The legacy of the USS Kearsarge lives on as a Wasp-class amphibious warfare carrier; she is the fifth Navy warship to bear the name. Then-Chairman of the Joint Chiefs of Staff Gen. Colin Powell spoke at her 1992 launching in Pascagoula, Miss., deep in the heart of Dixie. Gen. Powell honored her namesake’s Civil War service while tactfully omitting any mention that she’d sunk one of the Confederacy’s most famous ships. The modern Kearsarge is perhaps best known for her role in rescuing U.S. Air Force fighter pilot Scott O’Grady, downed over Bosnia in June 1995. Her AV-8B Harrier II fighter jets are flown by Marine aviators, echoing the role played by Marine gunners aboard the original Kearsarge.
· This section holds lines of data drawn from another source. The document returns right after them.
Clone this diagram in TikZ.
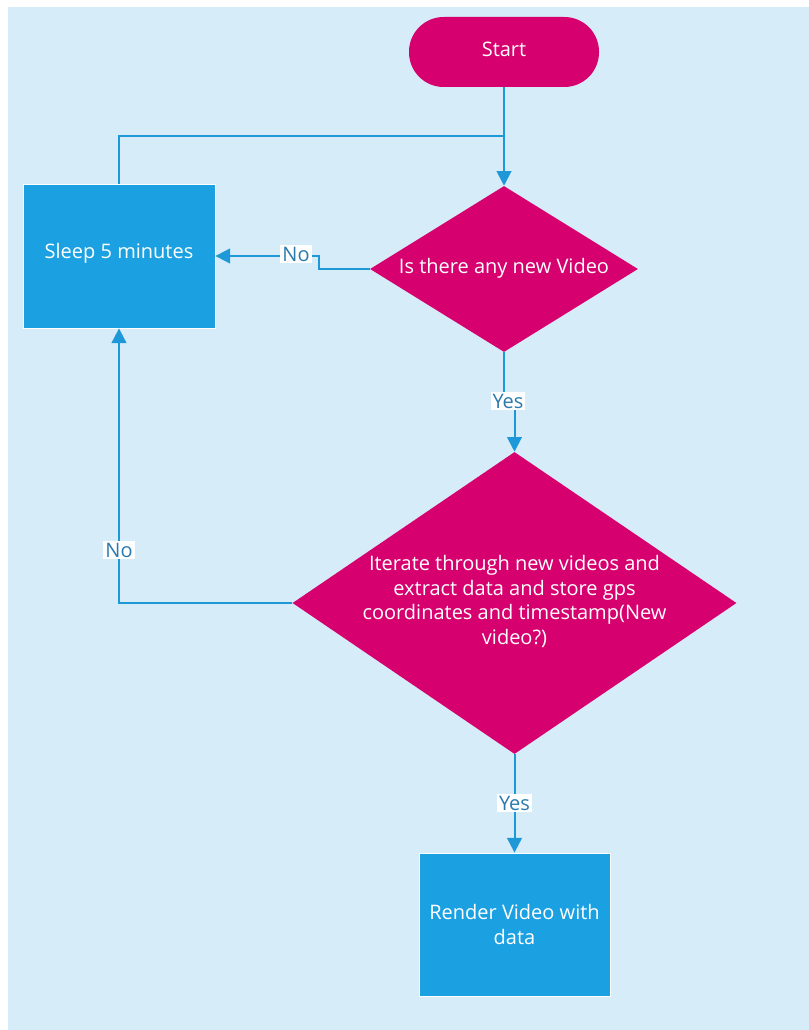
\documentclass[tikz,border=0pt]{standalone}
\usepackage{fontspec}
\setmainfont{Open Sans}
\usetikzlibrary{arrows.meta,shapes.geometric}
\definecolor{canvas}{HTML}{D6ECF8}
\definecolor{magenta}{HTML}{D6006F}
\definecolor{procblue}{HTML}{1BA1E2}
\definecolor{wire}{HTML}{1E98D6}
\definecolor{tagtext}{HTML}{2A7AAE}
\begin{document}
\begin{tikzpicture}[x=0.75pt,y=-0.75pt,
  txt/.style={font=\fontsize{15}{18.4}\selectfont},
  terminal/.style={txt, rectangle, rounded corners=26pt, fill=magenta, text=white,
    minimum width=142.5pt, minimum height=52.5pt},
  process/.style={txt, rectangle, fill=procblue, draw=white, line width=0.6pt, text=white,
    align=center, minimum width=144pt, minimum height=108pt},
  decision/.style={diamond, fill=magenta, inner sep=0pt},
  inlabel/.style={txt, text=white, align=center},
  flow/.style={draw=wire, line width=1.5pt, -{Triangle[length=11pt,width=11pt]}},
  plain/.style={draw=wire, line width=1.5pt},
  tag/.style={txt, fill=white, text=tagtext, inner sep=1.5pt}]

  % canvas
  \useasboundingbox (0,0) rectangle (809,1030);
  \fill[white] (0,0) rectangle (809,1030);
  \fill[canvas] (8,7) rectangle (809,1030);

  % shapes
  \node[terminal] (start) at (504,52) {};
  \node[inlabel] (starttext) at (504,49.5) {Start};
  \node[process] (sleep) at (119,256) {};
  \node[inlabel] (sleeptext) at (119,253) {Sleep 5 minutes};
  \node[decision, minimum width=201pt, minimum height=124.5pt,
        label={[inlabel, yshift=0.5pt]center:Is there any new Video}] (d1) at (504,269) {};
  \node[decision, minimum width=333pt, minimum height=226.5pt,
        label={[inlabel, yshift=1.2pt]center:Iterate through new videos and\\extract data and store gps\\coordinates and timestamp(New\\video?)}] (d2) at (514.5,603) {};
  \node[process, minimum width=143.25pt, minimum height=107.25pt] (render) at (514.5,924.5) {Render Video with\\data};

  % connectors
  \coordinate (join) at (504,136);
  \draw[flow] (start.south) -- (d1.north);
  \draw[plain] (sleep.north) |- (join);
  \draw[flow] (d1.west) -- ++(-51,0) |- (sleep.east);
  \draw[flow] (d1.south) -- ++(0,49) -| (d2.north);
  \draw[flow] (d2.west) -| (sleep.south);
  \draw[flow] (d2.south) -- (render.north);

  % connector labels
  \node[tag] (no1) at (296,254) {No};
  \node[tag] (yes1) at (508,401) {Yes};
  \node[tag] (no2) at (119,550) {No};
  \node[tag] (yes2) at (514.5,803) {Yes};
\end{tikzpicture}
\end{document}
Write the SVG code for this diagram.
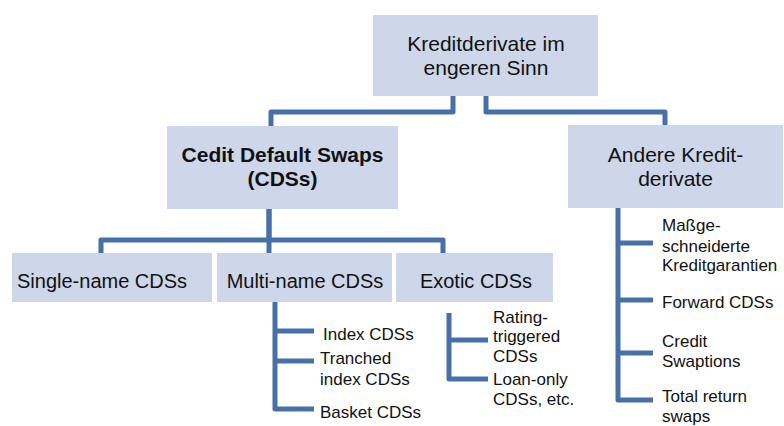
<svg xmlns="http://www.w3.org/2000/svg" width="784" height="426" viewBox="0 0 784 426">
<style>
.box{fill:#CDD7E9;stroke:none}
.t{font-family:"Liberation Sans",Arial,sans-serif;fill:#111}
.l1{font-size:21px}
.l2{font-size:20px}
.lf{font-size:17px}
.b{font-weight:bold}
.c{fill:none;stroke:#4770A8;stroke-width:5;stroke-linejoin:round}
</style>
<rect width="784" height="426" fill="#fff"/>
<g id="connectors">
<path class="c" d="M453,96 V112 H271 V126"/>
<path class="c" d="M486,96 V112 H665 V125"/>
<path class="c" d="M269,209 V240 H101 V253"/>
<path class="c" d="M269,209 V240 H443 V253"/>
<path class="c" d="M269,238 V253"/>
<path class="c" d="M275,302 V409 H314"/>
<path class="c" d="M275,331 H314"/>
<path class="c" d="M275,361 H314"/>
<path class="c" d="M449,313 V379 H488"/>
<path class="c" d="M449,340 H488"/>
<path class="c" d="M618,208 V400 H653"/>
<path class="c" d="M618,243 H653"/>
<path class="c" d="M618,300 H653"/>
<path class="c" d="M618,353 H653"/>
</g>
<g id="root">
<rect class="box" x="373" y="15" width="225" height="81"/>
<text class="t l1" x="486" y="51" text-anchor="middle">Kreditderivate im</text>
<text class="t l1" x="486" y="75" text-anchor="middle">engeren Sinn</text>
</g>
<g id="cds">
<rect class="box" x="167" y="126" width="231" height="83"/>
<text class="t l1 b" x="282.5" y="162" text-anchor="middle">Cedit Default Swaps</text>
<text class="t l1 b" x="282.5" y="186" text-anchor="middle">(CDSs)</text>
</g>
<g id="andere">
<rect class="box" x="568" y="125" width="215" height="83"/>
<text class="t l1" x="675.5" y="162" text-anchor="middle">Andere Kredit-</text>
<text class="t l1" x="675.5" y="186" text-anchor="middle">derivate</text>
</g>
<g id="single">
<rect class="box" x="12" y="253" width="200" height="49"/>
<text class="t l2" x="17" y="288">Single-name CDSs</text>
</g>
<g id="multi">
<rect class="box" x="217" y="253" width="175" height="49"/>
<text class="t l2" x="305" y="288" text-anchor="middle">Multi-name CDSs</text>
</g>
<g id="exotic">
<rect class="box" x="396" y="253" width="157" height="49"/>
<text class="t l2" x="476" y="288" text-anchor="middle">Exotic CDSs</text>
</g>
<g id="index">
<text class="t lf" x="323" y="340">Index CDSs</text>
</g>
<g id="tranched">
<text class="t lf" x="320" y="364">Tranched</text>
<text class="t lf" x="320" y="385">index CDSs</text>
</g>
<g id="basket">
<text class="t lf" x="320" y="418">Basket CDSs</text>
</g>
<g id="rating">
<text class="t lf" x="493" y="323">Rating-</text>
<text class="t lf" x="493" y="342">triggered</text>
<text class="t lf" x="493" y="362">CDSs</text>
</g>
<g id="loan">
<text class="t lf" x="493" y="385">Loan-only</text>
<text class="t lf" x="493" y="405">CDSs, etc.</text>
</g>
<g id="massge">
<text class="t lf" x="662" y="231">Maßge-</text>
<text class="t lf" x="662" y="252">schneiderte</text>
<text class="t lf" x="662" y="271">Kreditgarantien</text>
</g>
<g id="forward">
<text class="t lf" x="662" y="308">Forward CDSs</text>
</g>
<g id="swaptions">
<text class="t lf" x="662" y="347">Credit</text>
<text class="t lf" x="662" y="367">Swaptions</text>
</g>
<g id="trs">
<text class="t lf" x="662" y="401.5">Total return</text>
<text class="t lf" x="662" y="421.5">swaps</text>
</g>
</svg>
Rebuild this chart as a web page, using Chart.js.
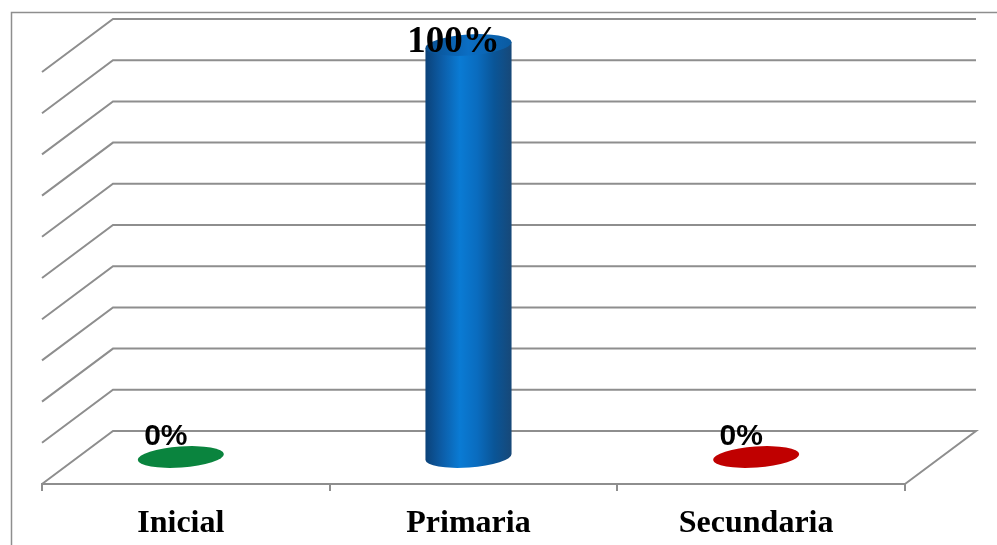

The USS Virginia, first of a new class of attack submarines, is to be commissioned this June (2004). Other planned ships in the class are the Texas, Hawaii, and North Carolina (two of which have a Civil War story behind them). It’s a little odd that these subs will be named after states when the Ohio-class Trident submarines already hold that distinction, but the Navy in recent years has unfortunately departed from its longstanding custom of naming all ships in a class after the same subject (i.e., states, battles, cities, noted admirals, etc.) Since there is to be a USS Virginia, commemorating the most famous Confederate ironclad, I thought it only appropriate that one of the ships in the class (30 are planned) be named the USS Monitor. I’ve written some letters, but must admit that I haven’t made much headway in persuading either Congress or the Navy to honor the “cheesebox on a raft” which so famously fought the CSS Virginia to a draw at Hampton Roads, Va. on March 9, 1862. The last USS Monitor was a transport ship that served in the Pacific during and just after World War II.
The Whidbey Island-class cargo dock landing ship USS Harpers Ferry, commissioned in 1995, honors the Virginia town (now in West Virginia) where John Brown’s abortive October 1859 anti-slavery raid set the stage for the Civil War. The names of two amphibious transport dock ships recall important Civil War sites. The Austin-class USS Nashville honors both the Tennessee state capital and the December 15-16, 1864 battle which shattered Confederate Gen. John Bell Hood’s Army of Tennessee. The San Antonio-class USS New Orleans’s name serves three purposes: recalling the great Crescent City of Louisiana, Andrew Jackson’s great 1815 victory over the British, and Admiral Farragut’s 1862 capture of the Confederacy’s largest city.
President Lincoln fully recognized the Navy’s vital role in securing a Union victory during the Civil War. He sent a letter to political supporters in Illinois in August 1863, noting the recent victorious efforts of the Federal armies at Gettysburg and Vicksburg. But he went on to write, “Nor must Uncle Sam’s web-feet be forgotten. At all the watery margins [the Navy’s men and ships] have been present. Not only on the deep sea, the broad bay, and the rapid river, but also up the narrow muddy bayou, and wherever the ground was a little damp, they have been, and made their tracks. Thanks to all.”
As a nation, we remain grateful still.